“The time has come to seriously consider a responsible approach to innovation (in the tech industry,” said Shelly Palmer, the charismatic and creative CEO of the Palmer Group, a well-known strategic marketing advisory firm to the media industry.
Palmer proposed this challenge to the tech industry just before the annual CES 2018 convention in Las Vegas in early January. Along with contributors David Sapin, principal U.S. advisory risk and regulatory leader at PwC, and Rob Morrow, principal at PwC Connected Solutions, Palmer presented their formal proposal, “The Case for Responsible Innovation,” in AdAge.
The rapid emergence of artificial intelligence and ubiquitous telecommunications networks has resulted in widespread criminal hacking of personal information, such as the massive Equifax breach, the proliferation of fake news and advertisements on the internet, and online threats from Russia to our electoral process, to name a few issues of serious concern to the American public.
Palmer, Sapin and Morrow are legitimately concerned that “opportunistic politicians” in Washington will be rushing headlong into a new era of enacting innovation-hindering government regulation. To some extent, that train has left the station, as the 115th Congress has a number of cybersecurity bills (focusing on critical infrastructure protection, cybercrime prevention, and self-driving vehicles) on its active agenda, following the enactment of the Strengthening State and Local Cyber Crime Fighting Act of 2017 last November.
While tech issues saw plenty of legislative activity in the 113th and 114th Congresses, the Internet of Things is emerging as a “hot” topic in the 115th Congress, especially as it relates to the automotive industry’s technological trajectory to Level 5 self-driving automation and the aviation industry’s interest in unmanned aerial vehicles. The Internet of Things topic may be the ultimate nexus for a major “Techlash” by consumers against the tech industry.
The late Melvin Kranzberg, a professor of the history of technology at Georgia Tech, wrote his six laws of innovation to explain how society has a “love-hate” relationship with the power and pervasiveness of technological innovation on the lives of the average person. His first (and most important) law is critical when considering developing public policy: technology is neither good nor bad; nor is it neutral, and given a specific geographic, political and cultural context, it could often be good and bad simultaneously.
To counteract the “bad” in the tech industry — as well as to attempt to get out in front of the legislative stage of the public policy issue life cycle — Palmer, Sapin and Morrow offer their responsible innovation approach: a self-regulatory organization (SRO). This Innovation SRO for emerging technologies would consist of leading organizations in the tech industry converging to define responsible innovation principles that would be universally accepted and, most important, abided by.
This Innovation SRO would regulate compliance with those principles, levy fines and refer any violations to the appropriate federal regulatory agency, such as the Federal Trade Commission. The Innovation SRO model that Palmer, Sapin and Morrow recommend adopting is the Financial Industry Regulatory Association, a private corporation (approved by the Securities and Exchange Commission) charged with regulating the practices of broker/dealers and financial exchanges.
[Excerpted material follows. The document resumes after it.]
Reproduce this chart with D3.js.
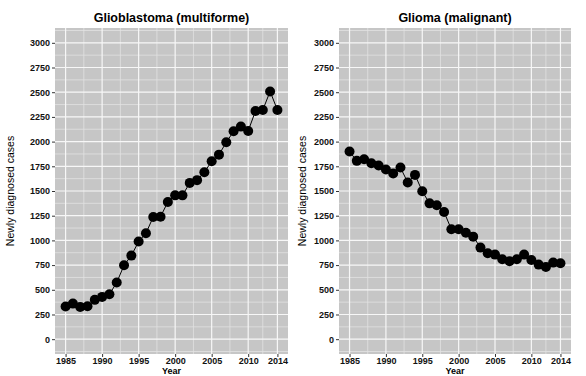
<!DOCTYPE html>
<html><head><meta charset="utf-8">
<script src="https://cdn.jsdelivr.net/npm/d3@7"></script>
<style>body{margin:0;background:#fff}svg{display:block}</style>
</head><body>
<script>
const years = d3.range(1985, 2015);
const glioblastoma = [330,360,327,334,398,428,455,573,748,846,988,1072,1237,1240,1389,1456,1456,1582,1610,1690,1801,1868,1993,2104,2152,2108,2310,2320,2508,2320];
const glioma = [1899,1805,1822,1781,1758,1717,1677,1737,1586,1663,1497,1375,1355,1287,1112,1112,1078,1038,927,870,856,809,789,809,856,802,755,731,775,768];
const titles = ["Glioblastoma (multiforme)", "Glioma (malignant)"];
const xTicks = [1985,1990,1995,2000,2005,2010,2014];
const xMinor = [1987.5,1992.5,1997.5,2002.5,2007.5,2012];
const yTicks = [0,250,500,750,1000,1250,1500,1750,2000,2250,2500,2750,3000];
const yMinor = [-125,125,375,625,875,1125,1375,1625,1875,2125,2375,2625,2875,3125];

const W = 586, H = 376;
const svg = d3.select("body").append("svg").attr("width", W).attr("height", H);
const font = "'Liberation Sans', Arial, Helvetica, sans-serif";

const panels = [
  {left:55, right:288, data:glioblastoma, title:titles[0], ylab:10},
  {left:339, right:571, data:glioma, title:titles[1], ylab:302}
];
const pTop = 28, pBottom = 354;

panels.forEach(p => {
  const x = d3.scaleLinear().domain([1983.55, 2015.45]).range([p.left, p.right]);
  const y = d3.scaleLinear().domain([-150, 3150]).range([pBottom, pTop]);
  const g = svg.append("g");
  g.append("rect").attr("x", p.left).attr("y", pTop).attr("width", p.right - p.left).attr("height", pBottom - pTop).attr("fill", "#c6c6c6");
  g.selectAll(".vmin").data(xMinor).join("line")
    .attr("x1", d => x(d)).attr("x2", d => x(d)).attr("y1", pTop).attr("y2", pBottom)
    .attr("stroke", "#e2e2e2").attr("stroke-width", 0.8);
  g.selectAll(".hmin").data(yMinor).join("line")
    .attr("y1", d => y(d)).attr("y2", d => y(d)).attr("x1", p.left).attr("x2", p.right)
    .attr("stroke", "#e2e2e2").attr("stroke-width", 0.8);
  g.selectAll(".vmaj").data(xTicks).join("line")
    .attr("x1", d => x(d)).attr("x2", d => x(d)).attr("y1", pTop).attr("y2", pBottom)
    .attr("stroke", "#f7f7f7").attr("stroke-width", 1.2);
  g.selectAll(".hmaj").data(yTicks).join("line")
    .attr("y1", d => y(d)).attr("y2", d => y(d)).attr("x1", p.left).attr("x2", p.right)
    .attr("stroke", "#f7f7f7").attr("stroke-width", 1.2);

  const xa = g.append("g").attr("transform", `translate(0,${pBottom})`)
    .call(d3.axisBottom(x).tickValues(xTicks).tickFormat(d3.format("d")).tickSize(3).tickPadding(1));
  const ya = g.append("g").attr("transform", `translate(${p.left},0)`)
    .call(d3.axisLeft(y).tickValues(yTicks).tickFormat(d3.format("d")).tickSize(3).tickPadding(2));
  [xa, ya].forEach(a => {
    a.select(".domain").remove();
    a.selectAll(".tick line").attr("stroke", "#333").attr("stroke-width", 1);
    a.selectAll(".tick text").attr("fill", "#111").style("font-family", font).style("font-size", "9px").style("font-weight", "bold");
  });

  const pts = years.map((yr, i) => [yr, p.data[i]]);
  g.append("path").datum(pts)
    .attr("d", d3.line().x(d => x(d[0])).y(d => y(d[1])))
    .attr("fill", "none").attr("stroke", "#000").attr("stroke-width", 1);
  g.selectAll(".pt").data(pts).join("circle")
    .attr("cx", d => x(d[0])).attr("cy", d => y(d[1])).attr("r", 5).attr("fill", "#000");

  g.append("text").attr("x", (p.left + p.right) / 2).attr("y", 22).attr("text-anchor", "middle")
    .style("font-family", font).style("font-size", "12.5px").style("font-weight", "bold").attr("fill", "#000").text(p.title);
  g.append("text").attr("transform", `translate(${p.ylab + 4},${(pTop + pBottom) / 2}) rotate(-90)`)
    .attr("text-anchor", "middle").style("font-family", font).style("font-size", "10.5px").attr("fill", "#000").text("Newly diagnosed cases");
  g.append("text").attr("x", (p.left + p.right) / 2).attr("y", 373.5).attr("text-anchor", "middle")
    .style("font-family", font).style("font-size", "9px").style("font-weight", "bold").attr("fill", "#000").text("Year");
});
</script>
</body></html>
Palmer, Sapin and Morrow also considered two additional approaches — government regulation, which often reflects the innovation hindering precautionary principle, and company self-regulation, reflected in corporate social responsibility — but rejected both approaches as being insufficient for successfully addressing the negative social effect challenges of the fourth Industrial Revolution.
Palmer, Sapin and Morrow’s concept of an Innovation SRO is a reasonable departure point for initiating discussion of responsible innovation in the tech industry. This proposed Innovation SRO would likely require FTC approval, as it would regulate compliance, levy fines and refer violations in the tech industry to federal regulatory agencies, and thus structured as a quasi-governmental organization.
Moreover, developing a consensus on acceptable responsible innovation principles and regulating compliance of the “tech industry” will be formidable tasks, as would identifying a sustainable mechanism to finance the Innovation SRO’s operations.
Palmer, Sapin and Morrow’s Innovation SRO may have the “insight, technical knowledge, and incentive to create workable principles for responsible innovation.” Yet, whether the Innovation SRO will continue to operate in the so-called “public interest,” rather than the interests of the tech industry, will require a high level of organizational transparency and accountability, involving tradeoffs among competing values and costs and benefits, to a variety of stakeholders.
Kudos to Palmer, Sapin and Morrow for actively addressing responsible innovation, as the tech industry needs to not only respond to but also anticipate and proactively address the potential risks associated with their innovations to an increasingly skeptical society.
The ensuing tech industry “discussion” should lead to a workable responsible innovation approach based primarily on the development of private ordering governance mechanisms, or the precautionary principle, and the heavy hand of government regulation, will remain society’s default position.